__Entries from a dataset__:
----------------
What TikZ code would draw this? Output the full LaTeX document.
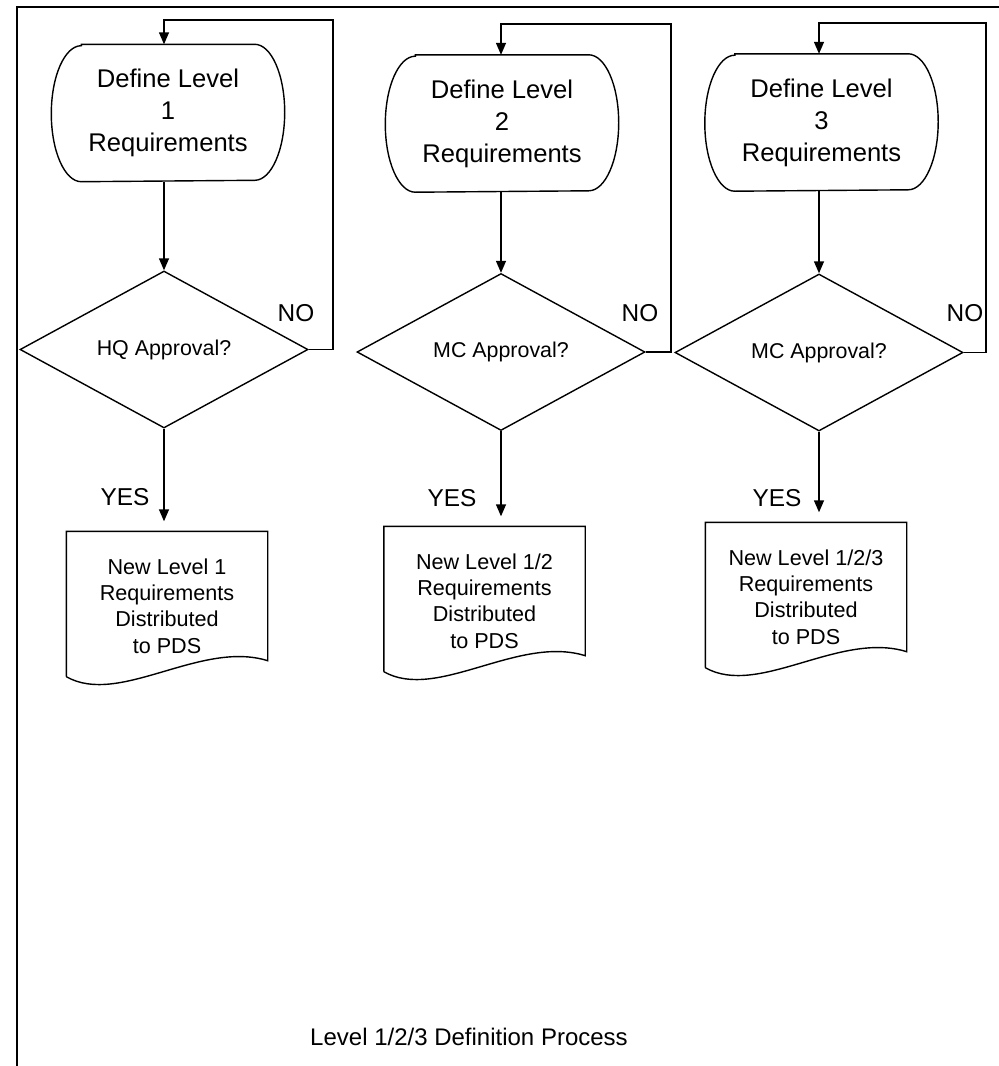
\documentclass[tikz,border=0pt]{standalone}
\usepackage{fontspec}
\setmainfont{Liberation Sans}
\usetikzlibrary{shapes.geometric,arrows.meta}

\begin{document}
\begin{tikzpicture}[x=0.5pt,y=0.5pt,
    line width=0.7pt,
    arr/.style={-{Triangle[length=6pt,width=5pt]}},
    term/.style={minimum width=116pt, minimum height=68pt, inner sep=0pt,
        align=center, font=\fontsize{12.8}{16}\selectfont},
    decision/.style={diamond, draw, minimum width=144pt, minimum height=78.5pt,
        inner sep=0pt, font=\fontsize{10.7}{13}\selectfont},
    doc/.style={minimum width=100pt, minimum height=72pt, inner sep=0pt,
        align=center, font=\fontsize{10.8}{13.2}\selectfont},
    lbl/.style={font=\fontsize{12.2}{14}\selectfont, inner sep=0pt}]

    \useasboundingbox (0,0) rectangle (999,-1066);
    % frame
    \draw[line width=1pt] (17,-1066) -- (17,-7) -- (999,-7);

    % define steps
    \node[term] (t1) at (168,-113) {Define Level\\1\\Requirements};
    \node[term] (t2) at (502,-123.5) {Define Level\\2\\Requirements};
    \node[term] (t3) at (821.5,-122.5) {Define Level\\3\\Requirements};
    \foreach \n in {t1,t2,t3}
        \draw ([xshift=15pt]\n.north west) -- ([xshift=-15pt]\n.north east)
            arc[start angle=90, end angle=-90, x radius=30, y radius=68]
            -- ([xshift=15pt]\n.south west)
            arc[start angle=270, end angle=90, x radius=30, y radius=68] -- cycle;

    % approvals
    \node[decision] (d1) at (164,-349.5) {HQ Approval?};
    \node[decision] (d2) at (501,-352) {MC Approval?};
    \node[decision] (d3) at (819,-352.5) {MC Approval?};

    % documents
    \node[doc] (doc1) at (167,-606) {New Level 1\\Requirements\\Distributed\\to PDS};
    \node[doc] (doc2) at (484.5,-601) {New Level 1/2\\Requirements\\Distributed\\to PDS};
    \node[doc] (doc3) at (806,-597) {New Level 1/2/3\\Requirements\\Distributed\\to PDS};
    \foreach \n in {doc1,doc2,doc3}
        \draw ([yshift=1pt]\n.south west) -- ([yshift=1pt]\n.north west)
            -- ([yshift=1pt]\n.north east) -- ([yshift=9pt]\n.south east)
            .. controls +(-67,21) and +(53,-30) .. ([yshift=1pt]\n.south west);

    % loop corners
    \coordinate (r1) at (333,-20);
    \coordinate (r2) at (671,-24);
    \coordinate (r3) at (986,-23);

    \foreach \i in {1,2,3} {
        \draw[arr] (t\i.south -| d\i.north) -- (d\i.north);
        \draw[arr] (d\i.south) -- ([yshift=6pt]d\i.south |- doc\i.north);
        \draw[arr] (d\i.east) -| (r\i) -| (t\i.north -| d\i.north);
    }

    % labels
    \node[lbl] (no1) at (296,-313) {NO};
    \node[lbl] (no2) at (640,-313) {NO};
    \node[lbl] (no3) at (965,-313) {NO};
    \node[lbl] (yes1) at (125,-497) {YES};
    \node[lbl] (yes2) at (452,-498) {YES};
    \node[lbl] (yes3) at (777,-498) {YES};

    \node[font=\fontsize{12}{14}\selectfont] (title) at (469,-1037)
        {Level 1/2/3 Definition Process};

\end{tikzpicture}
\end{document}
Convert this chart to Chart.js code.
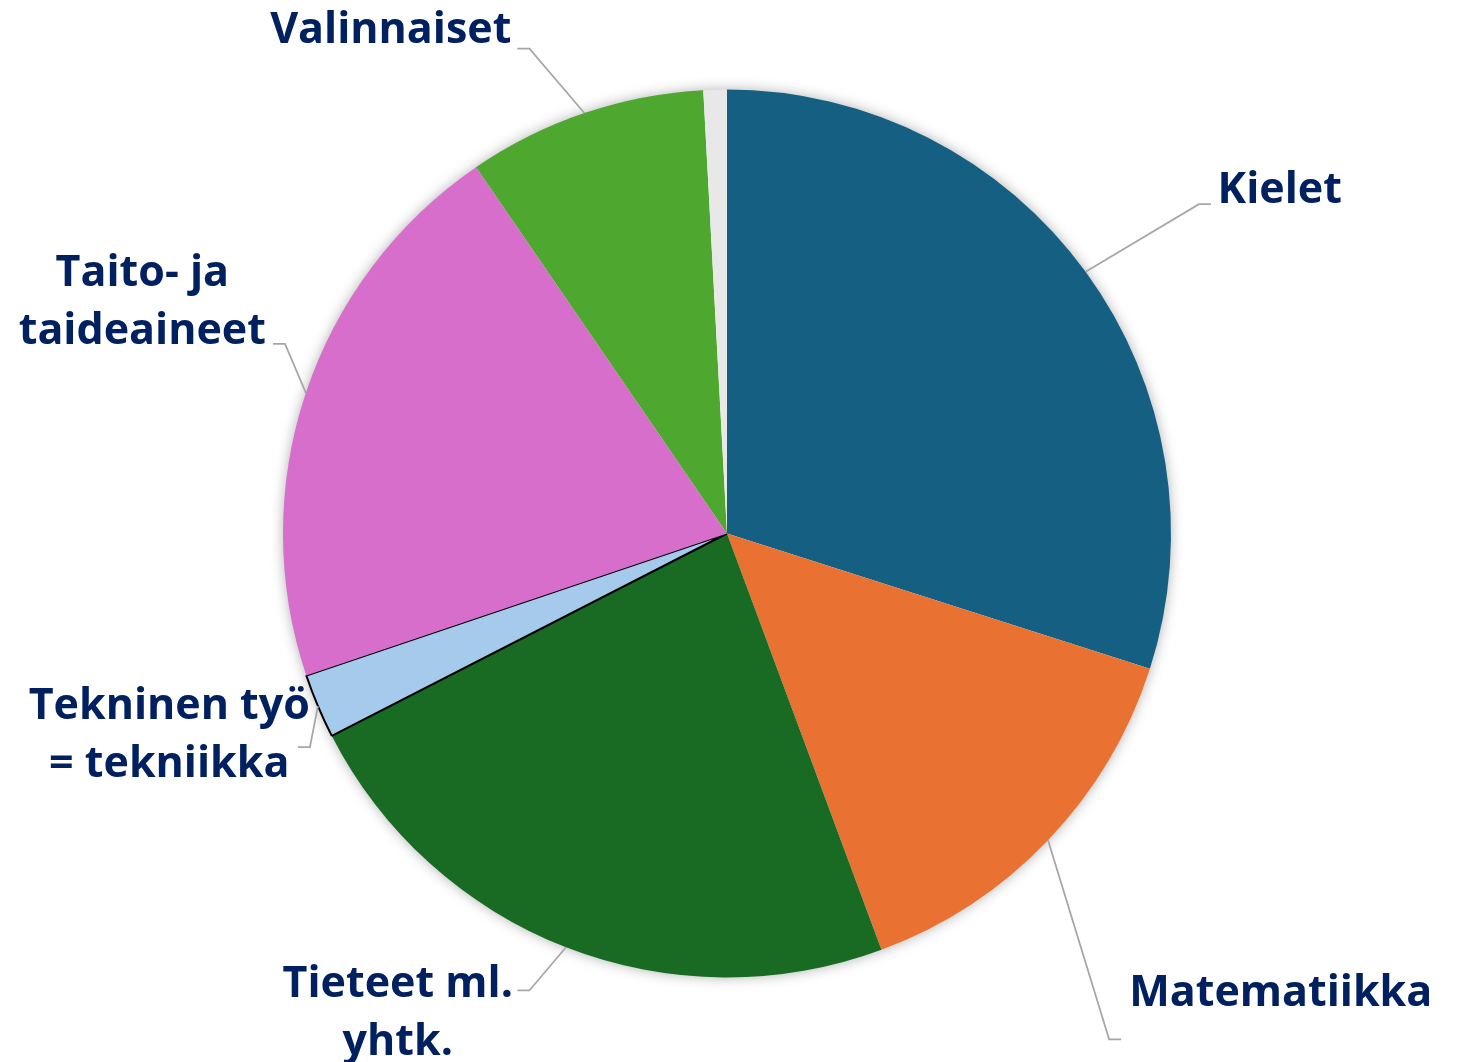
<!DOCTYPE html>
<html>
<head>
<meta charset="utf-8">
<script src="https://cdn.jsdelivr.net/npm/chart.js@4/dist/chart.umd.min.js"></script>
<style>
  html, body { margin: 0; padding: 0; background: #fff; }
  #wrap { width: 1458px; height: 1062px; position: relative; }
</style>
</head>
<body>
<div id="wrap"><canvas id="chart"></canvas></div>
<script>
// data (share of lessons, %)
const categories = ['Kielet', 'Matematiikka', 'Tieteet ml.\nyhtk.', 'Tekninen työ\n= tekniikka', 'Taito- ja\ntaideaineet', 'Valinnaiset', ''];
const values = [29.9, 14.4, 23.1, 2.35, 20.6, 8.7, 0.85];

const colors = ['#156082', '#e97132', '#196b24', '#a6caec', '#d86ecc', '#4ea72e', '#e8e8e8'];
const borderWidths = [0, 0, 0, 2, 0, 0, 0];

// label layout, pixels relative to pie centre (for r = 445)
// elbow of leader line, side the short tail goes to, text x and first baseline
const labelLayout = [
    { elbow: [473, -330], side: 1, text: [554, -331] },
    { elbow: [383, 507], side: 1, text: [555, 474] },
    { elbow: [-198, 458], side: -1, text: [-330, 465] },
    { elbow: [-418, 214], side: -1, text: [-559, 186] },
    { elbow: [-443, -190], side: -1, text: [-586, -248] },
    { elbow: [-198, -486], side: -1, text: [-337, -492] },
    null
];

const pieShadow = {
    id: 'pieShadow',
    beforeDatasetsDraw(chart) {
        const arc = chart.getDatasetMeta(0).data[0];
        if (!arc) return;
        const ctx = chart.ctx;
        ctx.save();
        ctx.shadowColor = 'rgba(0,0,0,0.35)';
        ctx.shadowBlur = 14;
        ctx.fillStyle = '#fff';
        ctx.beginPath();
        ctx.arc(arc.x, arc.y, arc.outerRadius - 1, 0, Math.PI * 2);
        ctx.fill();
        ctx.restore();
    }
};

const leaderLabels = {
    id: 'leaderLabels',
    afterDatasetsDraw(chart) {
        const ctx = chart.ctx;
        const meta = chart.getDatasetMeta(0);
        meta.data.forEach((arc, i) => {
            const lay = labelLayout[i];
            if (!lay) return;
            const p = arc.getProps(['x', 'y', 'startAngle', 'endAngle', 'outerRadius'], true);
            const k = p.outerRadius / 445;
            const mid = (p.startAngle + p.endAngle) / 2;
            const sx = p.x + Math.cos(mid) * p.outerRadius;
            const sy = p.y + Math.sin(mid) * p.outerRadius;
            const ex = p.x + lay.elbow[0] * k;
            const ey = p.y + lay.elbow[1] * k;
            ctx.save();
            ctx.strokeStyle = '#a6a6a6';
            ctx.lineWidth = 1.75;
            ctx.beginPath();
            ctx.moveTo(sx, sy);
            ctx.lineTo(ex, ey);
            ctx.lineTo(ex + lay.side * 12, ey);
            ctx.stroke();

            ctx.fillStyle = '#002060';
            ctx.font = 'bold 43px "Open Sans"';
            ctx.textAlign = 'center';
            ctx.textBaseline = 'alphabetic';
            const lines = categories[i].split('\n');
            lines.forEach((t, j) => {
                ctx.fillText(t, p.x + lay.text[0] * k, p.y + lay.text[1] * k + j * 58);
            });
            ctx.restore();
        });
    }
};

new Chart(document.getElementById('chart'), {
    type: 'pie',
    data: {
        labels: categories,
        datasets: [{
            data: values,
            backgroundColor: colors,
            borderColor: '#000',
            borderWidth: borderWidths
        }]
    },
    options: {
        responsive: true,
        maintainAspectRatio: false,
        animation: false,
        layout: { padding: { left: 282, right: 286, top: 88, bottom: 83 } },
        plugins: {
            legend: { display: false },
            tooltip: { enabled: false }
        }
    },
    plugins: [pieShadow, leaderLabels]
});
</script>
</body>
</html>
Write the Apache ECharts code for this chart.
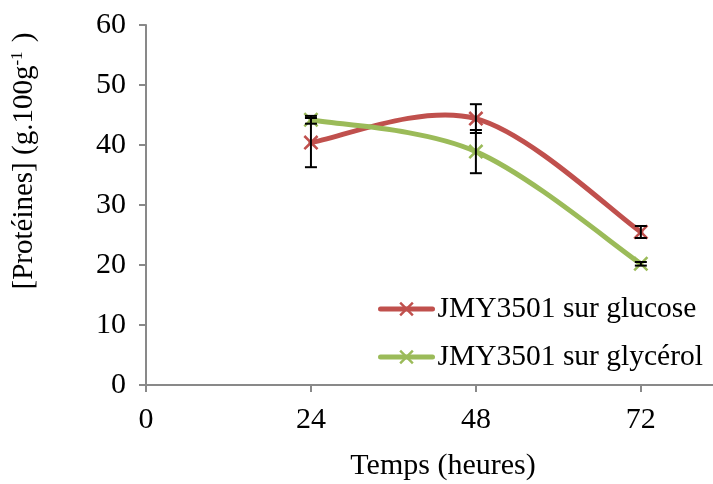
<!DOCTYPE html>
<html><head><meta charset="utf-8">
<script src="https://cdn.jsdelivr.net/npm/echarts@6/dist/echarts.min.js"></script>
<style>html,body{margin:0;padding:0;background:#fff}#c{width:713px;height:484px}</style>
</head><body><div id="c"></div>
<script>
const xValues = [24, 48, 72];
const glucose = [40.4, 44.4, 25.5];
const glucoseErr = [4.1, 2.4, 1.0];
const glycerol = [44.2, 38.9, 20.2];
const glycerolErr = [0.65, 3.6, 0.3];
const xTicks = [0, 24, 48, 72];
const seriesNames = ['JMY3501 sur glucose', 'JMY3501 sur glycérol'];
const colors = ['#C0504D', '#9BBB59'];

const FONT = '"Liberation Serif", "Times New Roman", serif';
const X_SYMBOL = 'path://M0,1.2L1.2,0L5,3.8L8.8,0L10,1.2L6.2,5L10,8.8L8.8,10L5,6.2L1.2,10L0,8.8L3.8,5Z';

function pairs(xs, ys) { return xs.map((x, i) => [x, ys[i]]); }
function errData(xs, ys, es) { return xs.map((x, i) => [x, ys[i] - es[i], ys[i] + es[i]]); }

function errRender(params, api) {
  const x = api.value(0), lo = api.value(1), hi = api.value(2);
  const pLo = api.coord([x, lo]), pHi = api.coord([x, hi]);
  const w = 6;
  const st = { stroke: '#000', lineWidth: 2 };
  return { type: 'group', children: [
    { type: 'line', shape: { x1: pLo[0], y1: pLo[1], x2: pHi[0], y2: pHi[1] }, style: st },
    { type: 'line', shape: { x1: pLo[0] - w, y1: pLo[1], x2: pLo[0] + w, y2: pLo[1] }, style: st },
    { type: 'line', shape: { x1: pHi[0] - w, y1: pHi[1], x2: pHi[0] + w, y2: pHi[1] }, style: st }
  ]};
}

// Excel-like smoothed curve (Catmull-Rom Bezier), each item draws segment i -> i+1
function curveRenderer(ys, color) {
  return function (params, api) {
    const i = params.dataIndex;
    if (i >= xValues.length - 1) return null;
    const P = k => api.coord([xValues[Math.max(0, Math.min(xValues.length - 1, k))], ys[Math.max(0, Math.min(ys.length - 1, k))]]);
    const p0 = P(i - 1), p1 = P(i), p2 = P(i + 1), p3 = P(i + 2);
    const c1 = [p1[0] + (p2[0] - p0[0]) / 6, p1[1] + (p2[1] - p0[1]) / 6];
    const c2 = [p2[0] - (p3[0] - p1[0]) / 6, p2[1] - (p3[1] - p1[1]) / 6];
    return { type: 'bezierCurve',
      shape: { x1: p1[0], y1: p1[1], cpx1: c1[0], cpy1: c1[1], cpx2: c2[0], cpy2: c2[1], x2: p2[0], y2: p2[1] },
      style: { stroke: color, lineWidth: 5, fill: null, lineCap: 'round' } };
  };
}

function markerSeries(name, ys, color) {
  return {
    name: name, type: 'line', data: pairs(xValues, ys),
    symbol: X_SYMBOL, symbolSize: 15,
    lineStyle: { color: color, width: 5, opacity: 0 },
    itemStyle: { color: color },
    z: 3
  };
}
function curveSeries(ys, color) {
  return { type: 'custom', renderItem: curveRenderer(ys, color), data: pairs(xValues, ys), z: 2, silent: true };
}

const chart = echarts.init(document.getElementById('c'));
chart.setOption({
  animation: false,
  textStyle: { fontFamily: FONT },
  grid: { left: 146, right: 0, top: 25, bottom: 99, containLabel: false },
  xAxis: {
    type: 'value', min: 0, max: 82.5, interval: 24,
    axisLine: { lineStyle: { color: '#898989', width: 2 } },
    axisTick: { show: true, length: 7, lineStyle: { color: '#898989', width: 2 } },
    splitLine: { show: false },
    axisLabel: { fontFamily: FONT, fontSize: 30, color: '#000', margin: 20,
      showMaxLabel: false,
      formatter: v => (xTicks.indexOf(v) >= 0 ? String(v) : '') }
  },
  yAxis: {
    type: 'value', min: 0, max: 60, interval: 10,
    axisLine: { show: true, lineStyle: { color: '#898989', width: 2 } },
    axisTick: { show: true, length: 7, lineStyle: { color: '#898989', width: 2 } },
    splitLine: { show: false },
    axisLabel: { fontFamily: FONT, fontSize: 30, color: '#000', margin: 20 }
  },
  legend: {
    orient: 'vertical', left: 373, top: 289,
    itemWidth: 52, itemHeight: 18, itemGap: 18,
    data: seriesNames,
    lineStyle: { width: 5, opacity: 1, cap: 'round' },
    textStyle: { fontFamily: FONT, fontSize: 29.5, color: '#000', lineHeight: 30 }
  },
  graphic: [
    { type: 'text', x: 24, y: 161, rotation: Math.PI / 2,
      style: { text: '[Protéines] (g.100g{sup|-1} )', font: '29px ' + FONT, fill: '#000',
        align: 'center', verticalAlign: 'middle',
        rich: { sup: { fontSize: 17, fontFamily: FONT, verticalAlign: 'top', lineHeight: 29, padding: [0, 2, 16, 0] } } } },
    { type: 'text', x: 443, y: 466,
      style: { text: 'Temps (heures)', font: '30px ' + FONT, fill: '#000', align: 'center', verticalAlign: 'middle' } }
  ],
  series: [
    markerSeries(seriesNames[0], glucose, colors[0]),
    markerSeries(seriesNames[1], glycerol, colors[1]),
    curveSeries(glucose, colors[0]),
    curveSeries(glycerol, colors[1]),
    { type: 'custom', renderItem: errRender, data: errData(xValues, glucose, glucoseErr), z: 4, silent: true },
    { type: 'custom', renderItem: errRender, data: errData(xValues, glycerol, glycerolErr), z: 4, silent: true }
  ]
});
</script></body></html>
----------------
Note each line of the entries that has "code" in it, and copy those lines.

What TikZ code would draw this? Output the full LaTeX document.
Convert this chart to Chart.js code.
Write the Apache ECharts code for this chart.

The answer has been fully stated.